*Exercise brief*: Leave out any pictures and transcribe all other data below exactly.

Source code of charts:
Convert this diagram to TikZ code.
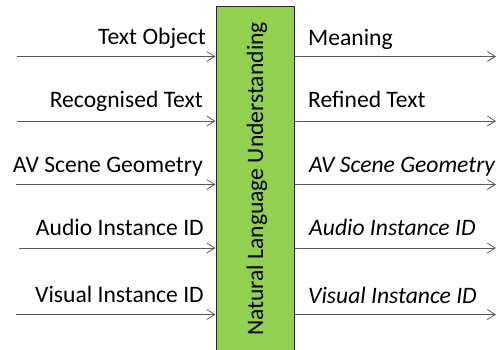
\documentclass[tikz,border=0pt]{standalone}
\usepackage{fontspec}
\setmainfont{Carlito}
\usetikzlibrary{arrows.meta}
\definecolor{nlugreen}{HTML}{92D050}
\definecolor{arrgray}{HTML}{595959}
\begin{document}
\begin{tikzpicture}[x=1pt,y=-1pt,
  lbl/.style={inner sep=0pt,font=\fontsize{23.6}{28}\selectfont},
  arr/.style={draw=arrgray,line width=0.9pt,-{Straight Barb[length=8pt,width=10pt,line width=0.8pt]}},
  nlubox/.style={draw=black!85,line width=1pt,fill=nlugreen,minimum width=78pt,minimum height=360pt,inner sep=0pt}]
\clip (0,0) rectangle (500,349);
\node[nlubox] (nlu) at (255,186) {};
\node[lbl,rotate=90,anchor=base] (nlut) at (263,179) {Natural Language Understanding};
% left inputs
\coordinate (l1) at (17,56.5);
\coordinate (l2) at (17,121);
\coordinate (l3) at (16,184.5);
\coordinate (l4) at (19,248);
\coordinate (l5) at (16,314.5);
\foreach \i in {1,...,5}{\draw[arr] (l\i) -- (l\i -| nlu.west);}
\node[lbl,anchor=base east] (t1) at (206,44) {Text Object};
\node[lbl,anchor=base east] (t2) at (203,107) {Recognised Text};
\node[lbl,anchor=base east] (t3) at (203,172) {AV Scene Geometry};
\node[lbl,anchor=base east] (t4) at (204,235) {Audio Instance ID};
\node[lbl,anchor=base east] (t5) at (204,302) {Visual Instance ID};
% right outputs
\coordinate (r1) at (496,56.5);
\coordinate (r2) at (496,121);
\coordinate (r3) at (496,184.5);
\coordinate (r4) at (496,248);
\coordinate (r5) at (496,314.5);
\foreach \i in {1,...,5}{\draw[arr] (r\i -| nlu.east) -- (r\i);}
\node[lbl,anchor=base west] (o1) at (308,45) {Meaning};
\node[lbl,anchor=base west] (o2) at (308,107) {Refined Text};
\node[lbl,anchor=base west] (o3) at (309,172) {\itshape AV Scene Geometry};
\node[lbl,anchor=base west] (o4) at (309,235) {\itshape Audio Instance ID};
\node[lbl,anchor=base west] (o5) at (308,303) {\itshape Visual Instance ID};
\end{tikzpicture}
\end{document}
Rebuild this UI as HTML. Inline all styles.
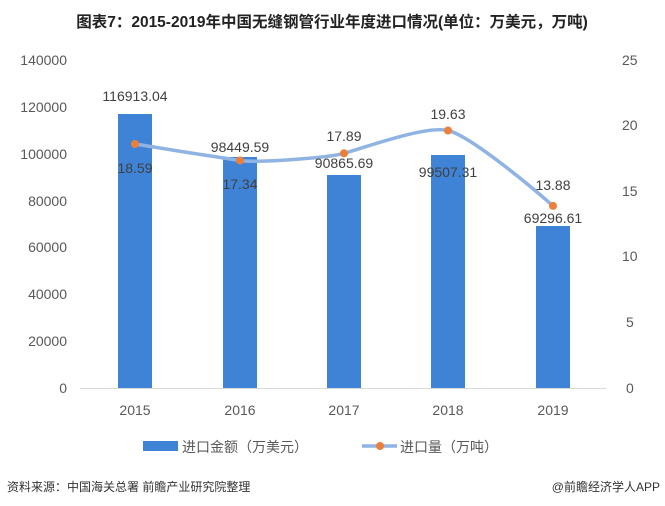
<!DOCTYPE html>
<html><head><meta charset="utf-8"><style>
body{margin:0;background:#fff;}
svg{display:block;font-family:"Liberation Sans","Noto Sans CJK SC",sans-serif;}
</style></head><body>
<svg width="665" height="506" viewBox="0 0 665 506">
<rect width="665" height="506" fill="#fff"/>
<text x="332" y="27" text-anchor="middle" font-size="15.5" font-weight="bold" fill="#222">图表7：2015-2019年中国无缝钢管行业年度进口情况(单位：万美元，万吨)</text>
<g font-size="14" fill="#595959">
<text x="67" y="65" text-anchor="end">140000</text>
<text x="67" y="112" text-anchor="end">120000</text>
<text x="67" y="159" text-anchor="end">100000</text>
<text x="67" y="206" text-anchor="end">80000</text>
<text x="67" y="252" text-anchor="end">60000</text>
<text x="67" y="299" text-anchor="end">40000</text>
<text x="67" y="346" text-anchor="end">20000</text>
<text x="67" y="393" text-anchor="end">0</text>
<text x="622" y="65">25</text>
<text x="622" y="130">20</text>
<text x="622" y="196">15</text>
<text x="622" y="261">10</text>
<text x="626" y="327">5</text>
<text x="626" y="393">0</text>
<text x="135" y="415" text-anchor="middle">2015</text>
<text x="240" y="415" text-anchor="middle">2016</text>
<text x="344" y="415" text-anchor="middle">2017</text>
<text x="448" y="415" text-anchor="middle">2018</text>
<text x="553" y="415" text-anchor="middle">2019</text>
</g>
<line x1="80" y1="388.5" x2="606" y2="388.5" stroke="#d9d9d9"/>
<g fill="#3e83d6">
<rect x="118" y="114" width="34" height="274"/>
<rect x="223" y="157" width="34" height="231"/>
<rect x="327" y="175" width="34" height="213"/>
<rect x="431" y="155" width="34" height="233"/>
<rect x="536" y="226" width="34" height="162"/>
</g>
<path d="M135,144 C152,147 222,158 240,160.5 C257,163 327,158 344,153.3 C361,149 425,125 448,130.5 C471,136 535,190 553,205.9" fill="none" stroke="#8fb4e3" stroke-width="3.5"/>
<g fill="#ec7f3a">
<circle cx="135" cy="144" r="4"/><circle cx="240" cy="160.5" r="4"/><circle cx="344" cy="153.3" r="4"/><circle cx="448" cy="130.5" r="4"/><circle cx="553" cy="205.9" r="4"/>
</g>
<g font-size="14" fill="#404040" text-anchor="middle">
<text x="135" y="101">116913.04</text>
<text x="240" y="152">98449.59</text>
<text x="344" y="168">90865.69</text>
<text x="448" y="177">99507.31</text>
<text x="553" y="223">69296.61</text>
<text x="135" y="173">18.59</text>
<text x="240" y="189">17.34</text>
<text x="344" y="141">17.89</text>
<text x="448" y="119">19.63</text>
<text x="553" y="190">13.88</text>
</g>
<rect x="143" y="441" width="35" height="10" fill="#3e83d6"/>
<text x="182" y="452" font-size="14" fill="#595959">进口金额（万美元）</text>
<line x1="362" y1="446" x2="397" y2="446" stroke="#8fb4e3" stroke-width="3.5"/>
<circle cx="380" cy="446" r="4" fill="#ec7f3a"/>
<text x="400" y="452" font-size="14" fill="#595959">进口量（万吨）</text>
<text x="7" y="491" font-size="12" fill="#333">资料来源：中国海关总署 前瞻产业研究院整理</text>
<text x="660" y="491" font-size="12" fill="#333" text-anchor="end">@前瞻经济学人APP</text>
</svg>
</body></html>
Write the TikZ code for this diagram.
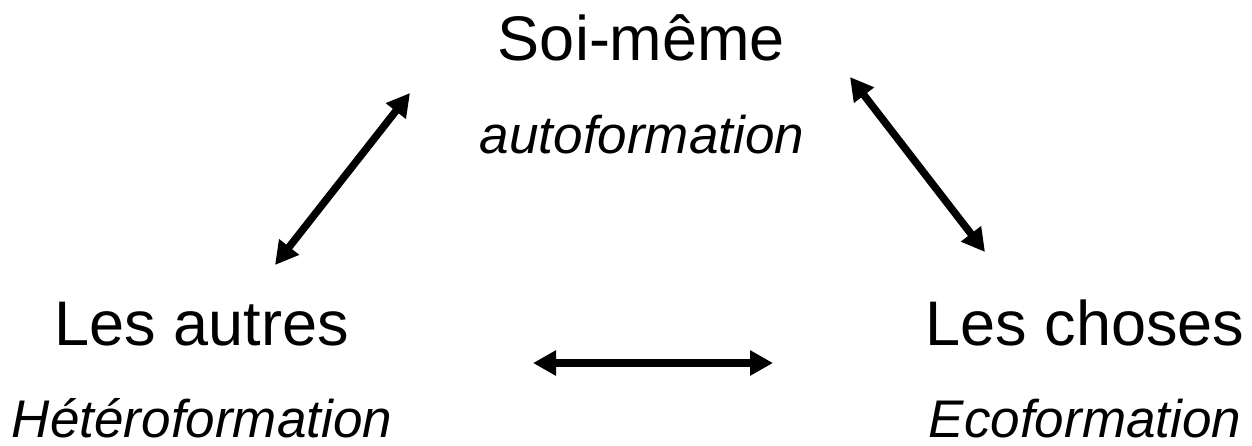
\documentclass[tikz,border=0pt]{standalone}
\usepackage{fontspec}
\setmainfont{Liberation Sans}
\usetikzlibrary{arrows.meta}
\begin{document}
\begin{tikzpicture}[x=1pt,y=-1pt,
  big/.style={inner sep=0pt,anchor=base,font=\fontsize{63}{70}\selectfont},
  sub/.style={inner sep=0pt,anchor=base,font=\fontsize{53}{60}\selectfont\itshape},
  link/.style={line width=7.5pt,{Triangle[length=23pt,width=24pt]}-{Triangle[length=23pt,width=24pt]}}]
\useasboundingbox (0,0) rectangle (1252,445);
\node[big] (soi) at (641.5,60) {Soi-même};
\node[sub] (auto) at (642,153) {autoformation};
\node[big] (autres) at (202,345) {Les autres};
\node[sub] (hetero) at (202,437) {Hétéroformation};
\node[big] (choses) at (1085,345) {Les choses};
\node[sub] (eco) at (1085,437) {Ecoformation};
\coordinate (la) at (410,93);
\coordinate (lb) at (275,265);
\coordinate (ra) at (850,77);
\coordinate (rb) at (985,252);
\coordinate (ha) at (533,363);
\coordinate (hb) at (773,363);
\draw[link] (la) -- (lb);
\draw[link] (ra) -- (rb);
\draw[link] (ha) -- (hb);
\end{tikzpicture}
\end{document}
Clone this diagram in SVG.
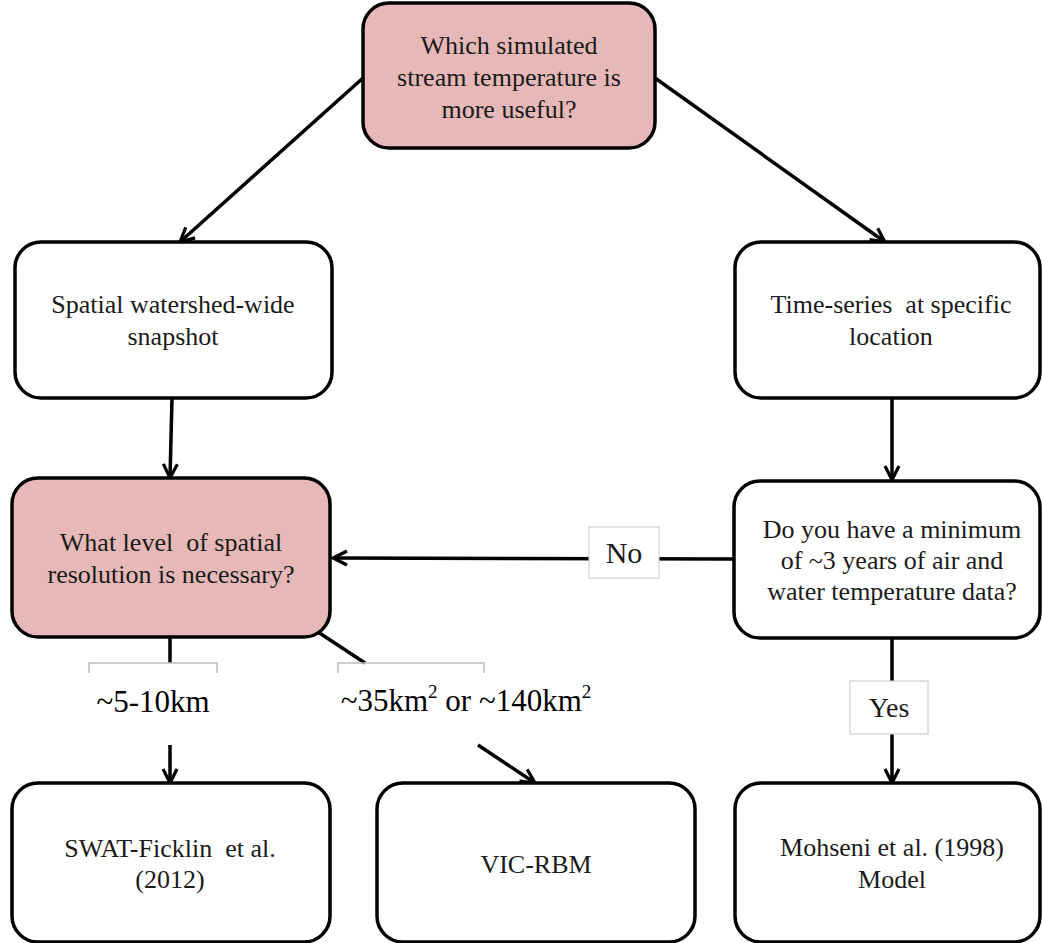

*Result of this task*:
Convert this diagram to TikZ code.
\documentclass[tikz,border=0pt]{standalone}
\usepackage{fontspec}
\setmainfont{Carlito}
\usetikzlibrary{arrows.meta}
\definecolor{nlugreen}{HTML}{92D050}
\definecolor{arrgray}{HTML}{595959}
\begin{document}
\begin{tikzpicture}[x=1pt,y=-1pt,
  lbl/.style={inner sep=0pt,font=\fontsize{23.6}{28}\selectfont},
  arr/.style={draw=arrgray,line width=0.9pt,-{Straight Barb[length=8pt,width=10pt,line width=0.8pt]}},
  nlubox/.style={draw=black!85,line width=1pt,fill=nlugreen,minimum width=78pt,minimum height=360pt,inner sep=0pt}]
\clip (0,0) rectangle (500,349);
\node[nlubox] (nlu) at (255,186) {};
\node[lbl,rotate=90,anchor=base] (nlut) at (263,179) {Natural Language Understanding};
% left inputs
\coordinate (l1) at (17,56.5);
\coordinate (l2) at (17,121);
\coordinate (l3) at (16,184.5);
\coordinate (l4) at (19,248);
\coordinate (l5) at (16,314.5);
\foreach \i in {1,...,5}{\draw[arr] (l\i) -- (l\i -| nlu.west);}
\node[lbl,anchor=base east] (t1) at (206,44) {Text Object};
\node[lbl,anchor=base east] (t2) at (203,107) {Recognised Text};
\node[lbl,anchor=base east] (t3) at (203,172) {AV Scene Geometry};
\node[lbl,anchor=base east] (t4) at (204,235) {Audio Instance ID};
\node[lbl,anchor=base east] (t5) at (204,302) {Visual Instance ID};
% right outputs
\coordinate (r1) at (496,56.5);
\coordinate (r2) at (496,121);
\coordinate (r3) at (496,184.5);
\coordinate (r4) at (496,248);
\coordinate (r5) at (496,314.5);
\foreach \i in {1,...,5}{\draw[arr] (r\i -| nlu.east) -- (r\i);}
\node[lbl,anchor=base west] (o1) at (308,45) {Meaning};
\node[lbl,anchor=base west] (o2) at (308,107) {Refined Text};
\node[lbl,anchor=base west] (o3) at (309,172) {\itshape AV Scene Geometry};
\node[lbl,anchor=base west] (o4) at (309,235) {\itshape Audio Instance ID};
\node[lbl,anchor=base west] (o5) at (308,303) {\itshape Visual Instance ID};
\end{tikzpicture}
\end{document}
Rebuild this UI as HTML. Inline all styles.
<!DOCTYPE html>
<html><head><meta charset="utf-8"><style>
body{margin:0;background:#fff;}
svg{display:block;font-family:"Liberation Sans","Noto Sans CJK SC",sans-serif;}
</style></head><body>
<svg width="665" height="506" viewBox="0 0 665 506">
<rect width="665" height="506" fill="#fff"/>
<text x="332" y="27" text-anchor="middle" font-size="15.5" font-weight="bold" fill="#222">图表7：2015-2019年中国无缝钢管行业年度进口情况(单位：万美元，万吨)</text>
<g font-size="14" fill="#595959">
<text x="67" y="65" text-anchor="end">140000</text>
<text x="67" y="112" text-anchor="end">120000</text>
<text x="67" y="159" text-anchor="end">100000</text>
<text x="67" y="206" text-anchor="end">80000</text>
<text x="67" y="252" text-anchor="end">60000</text>
<text x="67" y="299" text-anchor="end">40000</text>
<text x="67" y="346" text-anchor="end">20000</text>
<text x="67" y="393" text-anchor="end">0</text>
<text x="622" y="65">25</text>
<text x="622" y="130">20</text>
<text x="622" y="196">15</text>
<text x="622" y="261">10</text>
<text x="626" y="327">5</text>
<text x="626" y="393">0</text>
<text x="135" y="415" text-anchor="middle">2015</text>
<text x="240" y="415" text-anchor="middle">2016</text>
<text x="344" y="415" text-anchor="middle">2017</text>
<text x="448" y="415" text-anchor="middle">2018</text>
<text x="553" y="415" text-anchor="middle">2019</text>
</g>
<line x1="80" y1="388.5" x2="606" y2="388.5" stroke="#d9d9d9"/>
<g fill="#3e83d6">
<rect x="118" y="114" width="34" height="274"/>
<rect x="223" y="157" width="34" height="231"/>
<rect x="327" y="175" width="34" height="213"/>
<rect x="431" y="155" width="34" height="233"/>
<rect x="536" y="226" width="34" height="162"/>
</g>
<path d="M135,144 C152,147 222,158 240,160.5 C257,163 327,158 344,153.3 C361,149 425,125 448,130.5 C471,136 535,190 553,205.9" fill="none" stroke="#8fb4e3" stroke-width="3.5"/>
<g fill="#ec7f3a">
<circle cx="135" cy="144" r="4"/><circle cx="240" cy="160.5" r="4"/><circle cx="344" cy="153.3" r="4"/><circle cx="448" cy="130.5" r="4"/><circle cx="553" cy="205.9" r="4"/>
</g>
<g font-size="14" fill="#404040" text-anchor="middle">
<text x="135" y="101">116913.04</text>
<text x="240" y="152">98449.59</text>
<text x="344" y="168">90865.69</text>
<text x="448" y="177">99507.31</text>
<text x="553" y="223">69296.61</text>
<text x="135" y="173">18.59</text>
<text x="240" y="189">17.34</text>
<text x="344" y="141">17.89</text>
<text x="448" y="119">19.63</text>
<text x="553" y="190">13.88</text>
</g>
<rect x="143" y="441" width="35" height="10" fill="#3e83d6"/>
<text x="182" y="452" font-size="14" fill="#595959">进口金额（万美元）</text>
<line x1="362" y1="446" x2="397" y2="446" stroke="#8fb4e3" stroke-width="3.5"/>
<circle cx="380" cy="446" r="4" fill="#ec7f3a"/>
<text x="400" y="452" font-size="14" fill="#595959">进口量（万吨）</text>
<text x="7" y="491" font-size="12" fill="#333">资料来源：中国海关总署 前瞻产业研究院整理</text>
<text x="660" y="491" font-size="12" fill="#333" text-anchor="end">@前瞻经济学人APP</text>
</svg>
</body></html>
Write the TikZ code for this diagram.
\documentclass[tikz,border=0pt]{standalone}
\usepackage{fontspec}
\setmainfont{Liberation Sans}
\usetikzlibrary{arrows.meta}
\begin{document}
\begin{tikzpicture}[x=1pt,y=-1pt,
  big/.style={inner sep=0pt,anchor=base,font=\fontsize{63}{70}\selectfont},
  sub/.style={inner sep=0pt,anchor=base,font=\fontsize{53}{60}\selectfont\itshape},
  link/.style={line width=7.5pt,{Triangle[length=23pt,width=24pt]}-{Triangle[length=23pt,width=24pt]}}]
\useasboundingbox (0,0) rectangle (1252,445);
\node[big] (soi) at (641.5,60) {Soi-même};
\node[sub] (auto) at (642,153) {autoformation};
\node[big] (autres) at (202,345) {Les autres};
\node[sub] (hetero) at (202,437) {Hétéroformation};
\node[big] (choses) at (1085,345) {Les choses};
\node[sub] (eco) at (1085,437) {Ecoformation};
\coordinate (la) at (410,93);
\coordinate (lb) at (275,265);
\coordinate (ra) at (850,77);
\coordinate (rb) at (985,252);
\coordinate (ha) at (533,363);
\coordinate (hb) at (773,363);
\draw[link] (la) -- (lb);
\draw[link] (ra) -- (rb);
\draw[link] (ha) -- (hb);
\end{tikzpicture}
\end{document}
Clone this diagram in SVG.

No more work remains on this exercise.